See how beacon marketing programs have fared in the world of retail in 2016 and why widespread consumer adoption of beacon apps has yet to materialize.
A year ago, experts could not help but gush about the seemingly endless possibilities that retail beacon devices presented. Yet, for many reasons, that huge paradigm shift never happened. While nearly five million beacons are deployed globally, there is no widespread use or adoption of them. Some stores even scaled back their beacon deployments after testing them in pilot programs, finding a lukewarm reception among customers.

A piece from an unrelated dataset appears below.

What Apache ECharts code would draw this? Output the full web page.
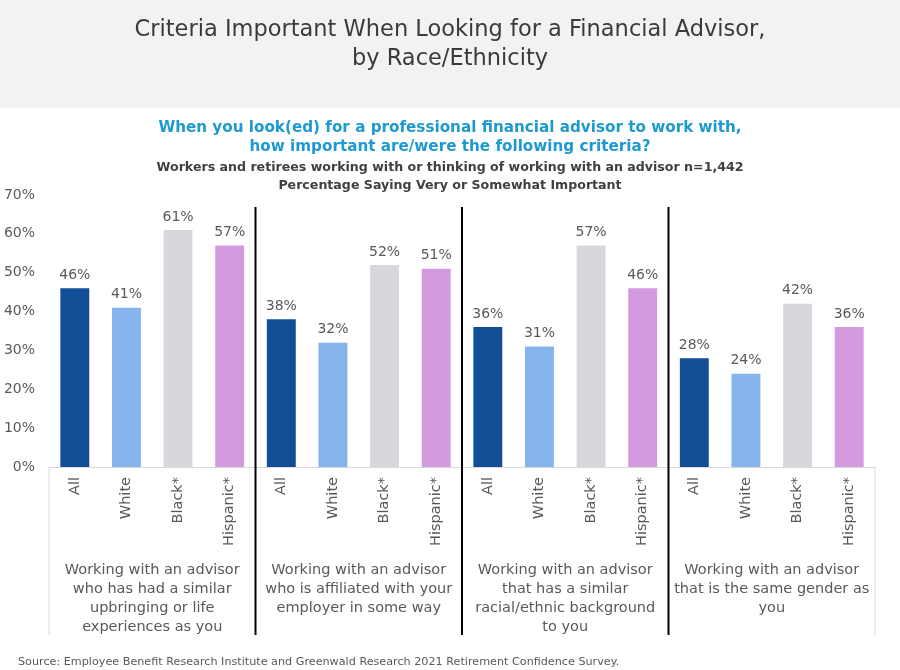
<!DOCTYPE html>
<html><head><meta charset="utf-8">
<script src="https://cdn.jsdelivr.net/npm/echarts@6/dist/echarts.min.js"></script>
<style>html,body{margin:0;padding:0;background:#fff}#c{width:900px;height:670px}</style>
</head><body><div id="c"></div>
<script>
const groups = [
  "Working with an advisor\nwho has had a similar\nupbringing or life\nexperiences as you",
  "Working with an advisor\nwho is affiliated with your\nemployer in some way",
  "Working with an advisor\nthat has a similar\nracial/ethnic background\nto you",
  "Working with an advisor\nthat is the same gender as\nyou"
];
const races = ["All", "White", "Black*", "Hispanic*"];
const raceColors = ["#124e96", "#86b4ec", "#d9d7db", "#d49ae0"];
const values = [
  [46, 41, 61, 57],
  [38, 32, 52, 51],
  [36, 31, 57, 46],
  [28, 24, 42, 36]
];
const yTicks = [0, 10, 20, 30, 40, 50, 60, 70];

const cats = [];
const data = [];
groups.forEach((g, gi) => races.forEach((r, ri) => {
  cats.push(r);
  data.push({ value: values[gi][ri], itemStyle: { color: raceColors[ri] } });
}));

const font = "DejaVu Sans";
const grey = "#595959";
const chart = echarts.init(document.getElementById('c'), null, { renderer: 'canvas' });
const gridL = 49, gridR = 25, gridT = 195, gridB = 203;

chart.setOption({
  animation: false,
  backgroundColor: '#fff',
  title: [
    { text: 'Criteria Important When Looking for a Financial Advisor,\nby Race/Ethnicity', left: 'center', top: 11,
      textStyle: { fontFamily: font, fontSize: 22.5, fontWeight: 'normal', color: '#3a3a3a', lineHeight: 29 } },
    { text: 'When you look(ed) for a professional financial advisor to work with,\nhow important are/were the following criteria?', left: 'center', top: 114,
      textStyle: { fontFamily: font, fontSize: 15.2, fontWeight: 'bold', color: '#1e9ad0', lineHeight: 19 } },
    { text: 'Workers and retirees working with or thinking of working with an advisor n=1,442\nPercentage Saying Very or Somewhat Important', left: 'center', top: 154,
      textStyle: { fontFamily: font, fontSize: 12.6, fontWeight: 'bold', color: '#404040', lineHeight: 18 } },
    { text: 'Source: Employee Benefit Research Institute and Greenwald Research 2021 Retirement Confidence Survey.', left: 13, top: 652,
      textStyle: { fontFamily: font, fontSize: 11.2, fontWeight: 'normal', color: grey } }
  ],
  grid: { left: gridL, right: gridR, top: gridT, bottom: gridB },
  xAxis: [
    { type: 'category', data: cats, position: 'bottom',
      axisLine: { lineStyle: { color: '#d9d9d9', width: 1 } }, axisTick: { show: false },
      axisLabel: { rotate: 90, margin: 10, fontFamily: font, fontSize: 14.5, color: grey, interval: 0 } },
    { type: 'category', data: groups, position: 'bottom', offset: 86,
      axisLine: { show: false }, axisTick: { show: false },
      axisLabel: { fontFamily: font, fontSize: 14.5, color: grey, lineHeight: 19, interval: 0, verticalAlign: 'top' } }
  ],
  yAxis: { type: 'value', min: yTicks[0], max: yTicks[yTicks.length - 1], interval: 10,
    axisLine: { show: false }, axisTick: { show: false }, splitLine: { show: false },
    axisLabel: { formatter: '{value}%', fontFamily: font, fontSize: 14, color: grey, margin: 14 } },
  series: [{
    type: 'bar', xAxisIndex: 0, data: data, barCategoryGap: '44%',
    label: { show: true, position: 'top', formatter: '{c}%', fontFamily: font, fontSize: 14, color: grey, distance: 6 }
  }]
});

// separator lines between groups and light frame lines below axis
const lines = [];
const y0 = chart.convertToPixel({ yAxisIndex: 0 }, 0);
const n = cats.length;
const step = (900 - gridL - gridR) / n;
for (let g = 0; g <= groups.length; g++) {
  const x = gridL + g * races.length * step;
  const edge = (g === 0 || g === groups.length);
  lines.push({ type: 'line', shape: { x1: x, y1: edge ? y0 : 207, x2: x, y2: 635 },
    style: { stroke: edge ? '#d9d9d9' : '#000', lineWidth: edge ? 1 : 2 }, z: 10 });
}
chart.setOption({ graphic: [
  { type: 'rect', shape: { x: 0, y: 0, width: 900, height: 108 }, style: { fill: '#f2f2f2' }, z: -10 },
  ...lines
] });
</script></body></html>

So what happened? Part of the problem is that consumer adoption can be an inherently slow process, but there are two main obstacles that stand in the way of high opt-in:
Customers See No Value
To retailers and marketers, beacons present many cutting-edge capabilities that can drill down consumer analytics data into highly specific categories. Rather than analyzing sales and basket sizes within a retail location as a whole, beacons can tell you even more specific information down to the aisle-and-rack level of specificity. For instance, a retailer could learn how many people walk past an aisle display compared to being drawn in by it.
In order to access these benefits, retailers need consumers to use specialized apps that recognize beacon signals. Unfortunately, consumers’ incentives for using these apps are far less compelling than the benefits retailers gain. Whereas a chain could learn store foot traffic patterns, customers could merely receive personalized coupons based on their buying history or proximity to certain items.

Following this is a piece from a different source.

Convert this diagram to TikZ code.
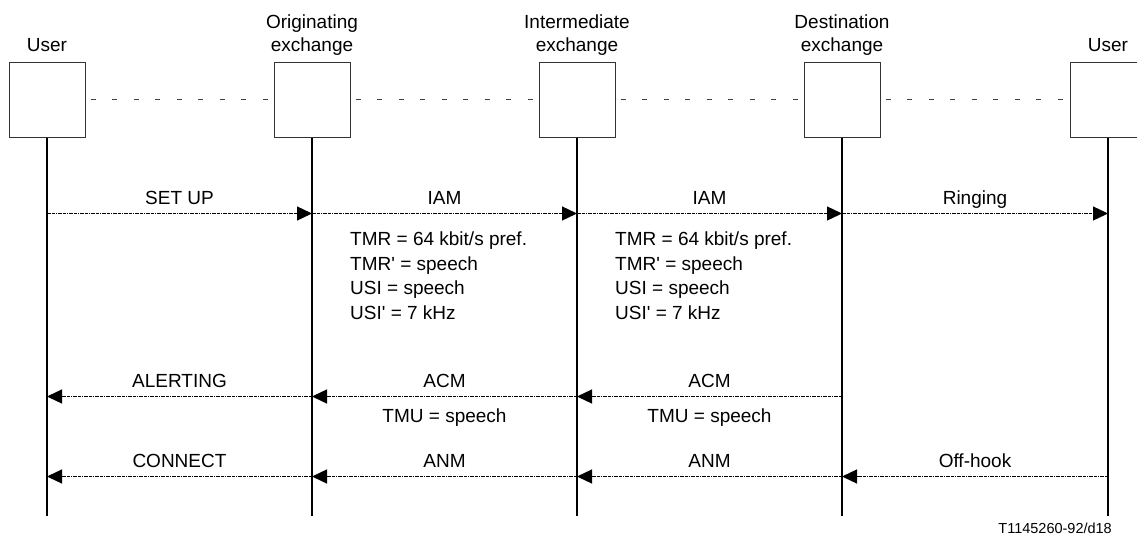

While 67% of consumers once claimed that they would be receptive to receiving such coupons through beacons, they already have many alternative sources that don’t require them to monitor their cell phones for push notifications. Personalized ecommerce home pages, email offers and in-store promotional displays can capture their attention more readily without interrupting the natural flow of discovery-based shopping.
Therefore, the incentive for consumers to trade off their personal data and allow in-store tracking must be bigger than the types of personalized offers they already receive.
Beacon Marketing Apps Are Outdated
Beyond the lack of interest in beacon-pushed coupons, consumers who actually want to interact with beacons face a problem of disconnection. In order to receive beacon messages, they must download an app designed to recognize the small code packets that in-store beacons broadcast. Therefore, if they travel to five different stores, they may have to open five different apps. This scenario seems unlikely considering the decline in new app usage overall. Yet, having many beacon networks connected to the same app can produce more enthusiastic opt-in.
Popular retailers feel this effect when using beacons at their locations along London’s posh Regent Street because a single app connects all of these shopping experiences.
Therefore, retailers may benefit more from working with a networked third-party technology vendor than trying to establish in-house beacon programs case by case. This vendor could provide services and also sell anonymized data based on overall findings. Beacons are also becoming embedded in other tech devices such as Wi-Fi routers and even lighting displays, furthering the reach of such networks.
Only time will tell if beacons are here to stay, but despite hiccups in consumer adoption, the real potential of proximity marketing means that beacon providers may have to change their approach before consumers feel compelled to opt in.